I live in a city of a million people. You might live in a bigger city. Or a smaller one.
Imagine in that city, right now, 1 out of 3 of the women you know and 1 out of the 6 men you know were sexually abused or assaulted in their lifetime.
Now accept the fact that it’s true. In Calgary, right now: almost half of our citizens have experienced some type of sexual violence before their 18th birthday.
Shocking, isn’t it?
Recently, Travis and I completed a site called CCASA Your World. It’s a site for youth (aged 18-25) in Calgary, but I believe everyone will get something out of it. It’s aimed at opening up conversations around this taboo subject.
I consider myself an open minded, compassionate individual and thought I pretty much knew all there was to know about the topic of sexual assault and abuse. I mean, I minored in psychology! But I sure didn’t talk about it.
So I was embarrassed when I went to CCASA’s old site and started reading through the myths and victim blaming section. How come I didn’t know this stuff? Worse: how come I still had to work hard to change my perceptions after reading them and why was it so tough to talk about?

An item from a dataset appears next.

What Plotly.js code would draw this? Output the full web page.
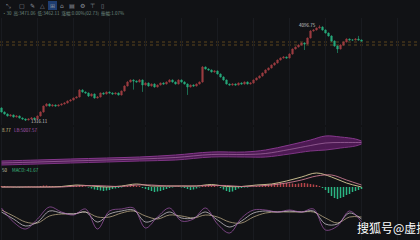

This is hard, but I am humbly admitting to you right now I had a lot to learn.
It’s Not What You Think
- Prostitutes can be sexually assaulted, as can what we term, ‘sluts’. The number of partners a person has does not determine someone’s value and required protection from sexual violence. No one has the right to you hurt you or have sex with you against your will. No matter what you choose to do with your body each day. That is your right.
- Being promiscuous is often judged as a negative thing (especially through the lens of religion). We’ve actually devised a term for this judgement of women specifically: slut-bashing. Of course, it’s a one way street. Men who choose to sleep with multiple partners are not judged for their behaviour in the same way. Why is that okay? No one should be beaten up, set on fire, burned with acid, stabbed, or be called names for choosing to sleep with several people. We are not barbarians.
- A person’s choice of clothing has no impact on whether on a person will be raped or not. In many hyper conservative countries, women wearing full veils with no exposed skin are subjected to brutal rapes. Then they are sentenced to death for being promiscuous, often at the hands of their own fathers who know their daughters are not to blame, but cannot accept the shame of the rape. Un-effing-believable.
- Chances are many of your friends have been drunk and ended up having sex and not feeling entirely comfortable with it. That’s still rape, folks. If you’re not comfortable, you’re not consenting.
- A person can change his/her mind about consenting to sex at any point before or during sex. Even if he or she is married or in a long term relationship.
- Men, though less likely to experience assault, are vulnerable to sexual abuse, especially as young boys. Most abuse is silenced because the victim can’t talk about it or even understand and explain what happened.
- Most sexual assaults are carried out by friends or family. 80% of the time! It’s not the classic walking in a dark alley scene you think it is.
- Rape and abuse have nothing to do with sex. Wait, what?
I’ll say it again. Rape and sexual abuse have nothing to do with sex and everything to do with exerting power and control over another person. So “I couldn’t control myself” or “she lead me on” simply doesn’t fly. This is why rape is used as a psychological weapon to wear down an ‘enemy’ in genocidal wars and in ethnic cleansing. Breed out the culture you don’t like, and traumatize the people to the point where they can’t function normally. It happened in our First Nations reservations and continues to happen in our own communities.
- The craziest thing that hit me was this: We think we have to live in a world where sexual violence is tolerated. But we don’t. This issue is about attitudes and perceptions. We live in a society that normalizes rape. We don’t like that it exists, but we accept it. Why?
By talking about the issue and challenging stereotypes and myths like the ones above, we can start changing attitudes. And when we start changing attitudes about sexuality, gender roles, acceptance of sexual orientation, and instead part putting the blame on the perpetrators who have learned that their behaviour is acceptable, we change our world.
It has never been so important to me to share a message before. I know I rant about a lot of things. I care about a LOT of things. And I know sometimes being ranty has the opposite effect and makes people defensive and unwilling to have a conversation. I don’t want that.
My hope is that by admitting to you that I had so much to learn about something I thought I understood, and by showing you that my perceptions have changed just by looking at a website, you’ll see that this taboo topic of sexual abuse and assault is actually something we can talk about. In fact, when we switch on the light, there is nowhere left for darkness to hide. Your friends, your family members —maybe even you yourself, might have been touched by sexual violence.
And I’m just saying, right now, “That’s not okay”. Sexual violence doesn’t belong in our world.
I will always be here, ready to talk about it. I hope you will, too.